Israeli Arabs are people of Palestinian origin whose families remained in what is now Israel after the state was created in 1948.
They have the full rights of Israeli citizens, although discrimination has been widely documented.
Analysts expect them to express their anger at the ballot box in two ways.
Some, like Elham Abu Ahmad, 40, will abandon Israeli parties.
Tucking into sticky orange sweets at a cafe in Nazareth's main streets, she says she is angry with herself for backing Labour leader and Defence Minister Ehud Barak last time.
"He is a criminal. I wish he would die," she says of the man who played a major role in the launch of the Gaza operation, adding that she plans to vote for an Israeli-Arab party instead.
Others will boycott the vote altogether, like Ahab Ody, 21, who works in construction.
"Nobody deserves a vote. Nothing improved and the war affected me. I feel like it doesn't change anything if I vote."
Israeli-Arab participation in elections, about 70% during the 1990s, plummeted to 18% in 2001 in protest at Israel's response to the Palestinian uprising that began in 2000.
Turn-out has not fully recovered - in 2003 it was 62%, falling to 56% in 2006.
Analysts blame frustration with both the divisions between the Israeli-Arab parties and the lack of influence they have in the Israeli Knesset, where Israeli-Arab parties are rarely involved in the power play of the coalition-based political system.
The other factor this time is Mr Lieberman, whose party may even beat Labour into third place on the back of a general swing to the right among Israeli voters enthusiastic about the Gaza operation.
Anat Tolnai, 40 and Ihsan Ka'biya, 35, a Jewish-Arab couple, see his popularity as linked to what Israeli-Arab organisations say is a growth in racist attitudes.
"'Kill the Arabs' used to be a phrase used only on the extreme right - now people say it much more," says Ms Tolnai.
The couple are planning to vote for the mainly Arab party Hadash, after the left-wing Israeli party Meretz that they usually support backed the Gaza operation.
Mr Ka'biya said he had planned not to vote, but Ms Tolnai "convinced me that if we don't vote, we are supporting Lieberman".
A short drive away, amid the neatly landscaped verges of Nazareth-Illit - a mainly Jewish nearby town, Yisraeli Beiteinu's local office is in a small, dim room above a row of shops with signs in Russian.
Alex Gadalkin, leading the local campaign, sits below a poster declaring "no loyalty, no citizenship".
"We don't hate the Arabs," he says, repeatedly, when asked about the party's controversial policies.
"We want them to serve the country like the country serves them," he says, "they get a lot of things, we just want them to give something".
But the question of Israeli-Arab opposition to the war remains thorny.
"To say the war is wrong is freedom of speech, but to oppose the army, or the citizens of the south who suffer from rocket attacks, that's not OK," he says.

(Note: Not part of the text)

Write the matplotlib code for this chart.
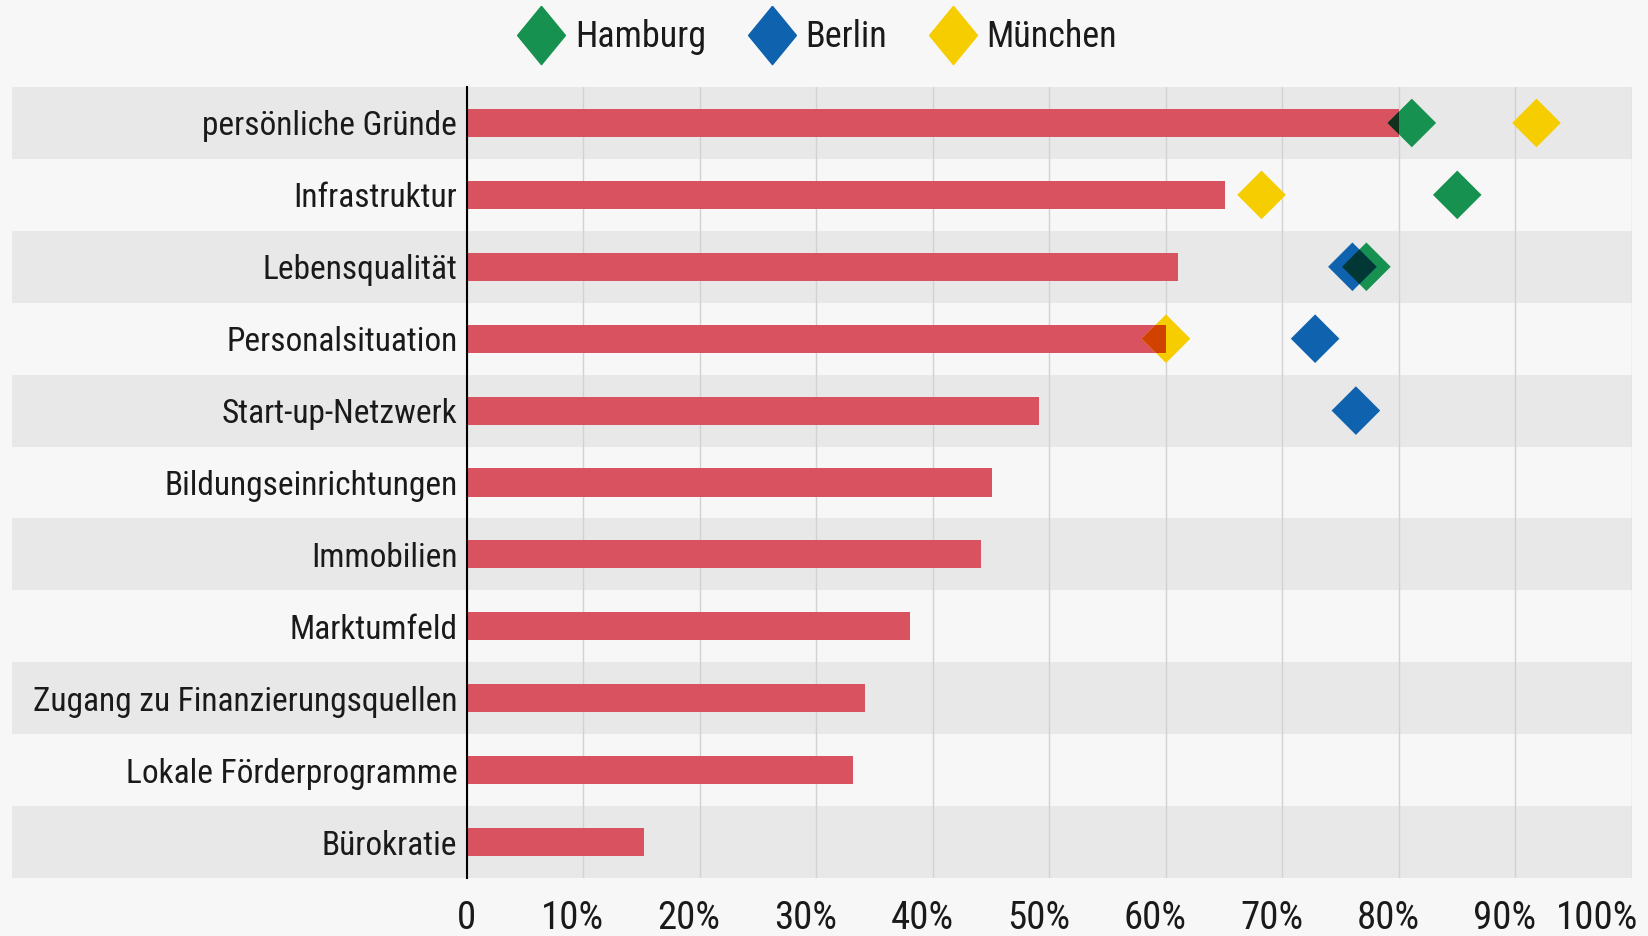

"To raise the Palestinian flag or sing the songs of Hamas, is not OK," chips in another party activist.
"They want us to be silent or to agree with them," says Israeli-Arab MK Ahmad Tibi.
He says he is opposed to rocket attacks targeting Israeli civilians, but "no one can accept the formula that the reaction to a panic attack in Sderot should be a river of blood in Gaza".

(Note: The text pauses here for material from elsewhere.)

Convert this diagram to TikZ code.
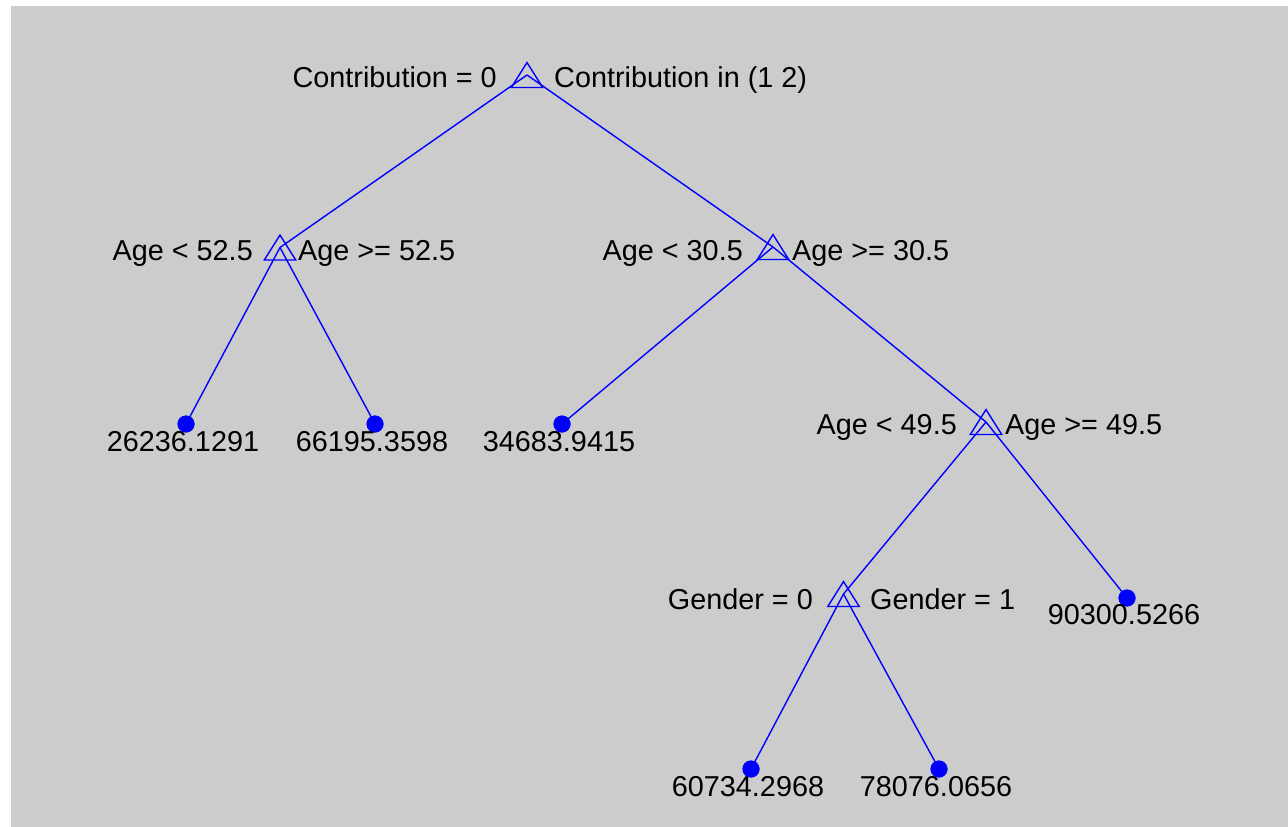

There has long been fear among Israelis that the Israeli-Arab population in their midst is a fifth column, ready to support Palestinian attacks on Israel.
But Israeli Arabs tread a delicate line, fearful of losing the rights and economic opportunities they enjoy as Israeli citizens.

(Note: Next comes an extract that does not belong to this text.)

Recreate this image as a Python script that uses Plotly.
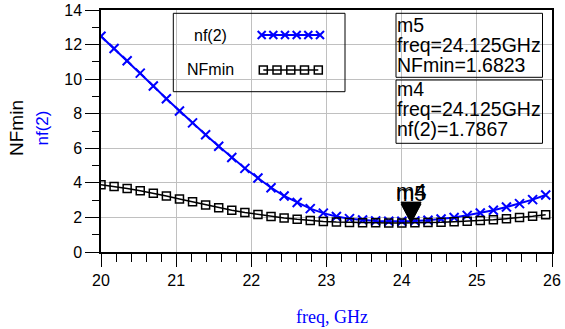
import plotly.graph_objects as go

# ---------------- data ----------------
freq = [20.000, 20.174, 20.348, 20.522, 20.696, 20.870, 21.044, 21.218, 21.392, 21.566,
        21.740, 21.914, 22.088, 22.262, 22.436, 22.610, 22.784, 22.958, 23.132, 23.306,
        23.480, 23.654, 23.828, 24.002, 24.176, 24.350, 24.524, 24.698, 24.872, 25.046,
        25.220, 25.394, 25.568, 25.742, 25.916]
nf2 = [12.48, 11.77, 11.06, 10.35, 9.60, 8.87, 8.16, 7.47, 6.78, 6.12,
       5.47, 4.84, 4.28, 3.72, 3.24, 2.86, 2.51, 2.25, 2.05, 1.93,
       1.85, 1.80, 1.78, 1.78, 1.80, 1.84, 1.91, 2.00, 2.12, 2.26,
       2.42, 2.60, 2.80, 3.03, 3.30]
nfmin = [3.89, 3.79, 3.67, 3.54, 3.40, 3.24, 3.07, 2.90, 2.72, 2.56,
         2.42, 2.29, 2.17, 2.06, 1.97, 1.89, 1.82, 1.77, 1.73, 1.71,
         1.695, 1.685, 1.68, 1.68, 1.685, 1.70, 1.72, 1.75, 1.78, 1.82,
         1.87, 1.93, 1.99, 2.07, 2.16]
x_ticks = [20, 21, 22, 23, 24, 25, 26]
y_ticks = [0, 2, 4, 6, 8, 10, 12, 14]

marker_freq = 24.125
m5_val = 1.6823   # NFmin
m4_val = 1.7867   # nf(2)

BLUE = "#0000ff"
SANS = "Liberation Sans, Arial, sans-serif"
SERIF = "Liberation Serif, Times New Roman, serif"

W, H = 565, 329
PLOT_L, PLOT_R, PLOT_T, PLOT_B = 101, 552, 10, 252   # page pixels of the plot area
L, T, R, B = PLOT_L, PLOT_T, W - PLOT_R, H - PLOT_B
PW, PH = PLOT_R - PLOT_L, PLOT_B - PLOT_T


def fx(px):
    return (px - PLOT_L) / PW


def fy(py):
    return (PLOT_B - py) / PH


fig = go.Figure()
fig.add_trace(go.Scatter(x=freq, y=nf2, mode="lines+markers", name="nf(2)",
                         line=dict(color=BLUE, width=2),
                         marker=dict(symbol="x-thin", size=9, color=BLUE,
                                     line=dict(color=BLUE, width=2)),
                         showlegend=False))
fig.add_trace(go.Scatter(x=freq, y=nfmin, mode="lines+markers", name="NFmin",
                         line=dict(color="black", width=1.5),
                         marker=dict(symbol="square-open", size=8, color="black",
                                     line=dict(color="black", width=1.5)),
                         showlegend=False))

# custom legend samples on an overlay axis (0..1 = plot area)
fig.add_trace(go.Scatter(x=[fx(261.7), fx(273.3), fx(285), fx(296.7), fx(308.3), fx(320)],
                         y=[fy(35)] * 6, xaxis="x2", yaxis="y2", mode="lines+markers",
                         line=dict(color=BLUE, width=2),
                         marker=dict(symbol="x-thin", size=8, color=BLUE,
                                     line=dict(color=BLUE, width=2)),
                         showlegend=False, hoverinfo="skip"))
fig.add_trace(go.Scatter(x=[fx(263.3), fx(277), fx(290.8), fx(304.5), fx(318.3)],
                         y=[fy(70)] * 5, xaxis="x2", yaxis="y2", mode="lines+markers",
                         line=dict(color="black", width=1.5),
                         marker=dict(symbol="square-open", size=8, color="black",
                                     line=dict(color="black", width=1.5)),
                         showlegend=False, hoverinfo="skip"))

shapes = []
# legend box
shapes.append(dict(type="rect", xref="paper", yref="paper", x0=fx(173.3), x1=fx(345),
                   y0=fy(91.7), y1=fy(13.3), line=dict(color="black", width=1)))
# marker readout boxes
shapes.append(dict(type="rect", xref="paper", yref="paper", x0=fx(396), x1=fx(542.5),
                   y0=fy(77.3), y1=fy(13.3), line=dict(color="black", width=1)))
shapes.append(dict(type="rect", xref="paper", yref="paper", x0=fx(396), x1=fx(542.5),
                   y0=fy(143.3), y1=fy(80), line=dict(color="black", width=1)))
# marker triangles (tip on the data point)
for val in (m4_val, m5_val):
    shapes.append(dict(type="path", xref="x", yref="y", xsizemode="pixel", ysizemode="pixel",
                       xanchor=marker_freq, yanchor=val,
                       path="M-10,19 L10,19 L0,0 Z", fillcolor="black",
                       line=dict(color="black", width=1)))

ann = []
ann.append(dict(text="nf(2)", x=fx(210), y=fy(35), xref="paper", yref="paper",
                xanchor="center", yanchor="middle",
                showarrow=False, font=dict(family=SANS, size=16, color="black")))
ann.append(dict(text="NFmin", x=fx(210), y=fy(70), xref="paper", yref="paper",
                xanchor="center", yanchor="middle",
                showarrow=False, font=dict(family=SANS, size=16, color="black")))

box_lines = [("m5", 25), ("freq=24.125GHz", 45), ("NFmin=1.6823", 65),
             ("m4", 88.5), ("freq=24.125GHz", 108.5), ("nf(2)=1.7867", 128.5)]
for txt, py in box_lines:
    ann.append(dict(text=txt, x=fx(395), y=fy(py), xref="paper", yref="paper",
                    xanchor="left", yanchor="middle", showarrow=False,
                    font=dict(family=SANS, size=19.5, color="black")))

for lbl, val in (("m4", m4_val), ("m5", m5_val)):
    ann.append(dict(text=lbl, x=marker_freq, y=val, xref="x", yref="y",
                    xanchor="center", yanchor="bottom", yshift=15, showarrow=False,
                    font=dict(family=SANS, size=22, color="black")))

ann.append(dict(text="NFmin<br><span style='color:#0000ff;font-size:17px'>nf(2)</span>",
                x=fx(29), y=fy(128), xref="paper", yref="paper", textangle=-90,
                xanchor="center", yanchor="middle",
                showarrow=False, font=dict(family=SANS, size=19, color="black")))
ann.append(dict(text="freq, GHz", x=fx(331.7), y=fy(317), xref="paper", yref="paper",
                xanchor="center", yanchor="middle",
                showarrow=False, font=dict(family=SERIF, size=18, color=BLUE)))

fig.update_layout(
    width=W, height=H,
    margin=dict(l=L, r=R, t=T, b=B, pad=0, autoexpand=False),
    paper_bgcolor="white", plot_bgcolor="white",
    shapes=shapes, annotations=ann, showlegend=False,
    xaxis=dict(range=[20, 26], tickvals=x_ticks, ticktext=[str(v) for v in x_ticks],
               showgrid=True, gridcolor="#c0c0c0", gridwidth=1,
               showline=True, linecolor="black", linewidth=1.5, mirror=True,
               ticks="outside", ticklen=13, tickwidth=1, tickcolor="black",
               minor=dict(dtick=0.2, ticks="outside", ticklen=8, tickcolor="black",
                          tickwidth=1, showgrid=False),
               tickfont=dict(family=SANS, size=16, color="black"),
               zeroline=False, fixedrange=True),
    yaxis=dict(range=[0, 14], tickvals=y_ticks, ticktext=[str(v) for v in y_ticks],
               showgrid=True, gridcolor="#c0c0c0", gridwidth=1,
               showline=True, linecolor="black", linewidth=1.5, mirror=True,
               ticks="outside", ticklen=14, tickwidth=1, tickcolor="black",
               minor=dict(dtick=1, ticks="outside", ticklen=7, tickcolor="black",
                          tickwidth=1, showgrid=False),
               tickfont=dict(family=SANS, size=16, color="black"),
               zeroline=False, fixedrange=True),
    xaxis2=dict(overlaying="x", range=[0, 1], visible=False, fixedrange=True),
    yaxis2=dict(overlaying="y", range=[0, 1], visible=False, fixedrange=True),
)

fig.write_html("out.html", config={"displayModeBar": False},
               post_script="document.body.style.margin='0';")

Pressed repeatedly on whether he supports any kind of attack on the Israeli military, Mr Tibi says: "I prefer the negotiating table - but if Israelis are killing Palestinians, then Palestinians are saying 'we are defending ourselves'."
And on the streets of Nazareth, few will give a straight answer on whether they have sympathy with Hamas.
"It's not sympathy for Hamas, it's about who's being killed - if you say someone's killing, but you're also killing - then who's the killer? Nobody's better than the other," says snack bar manager Ahab Issa, 28.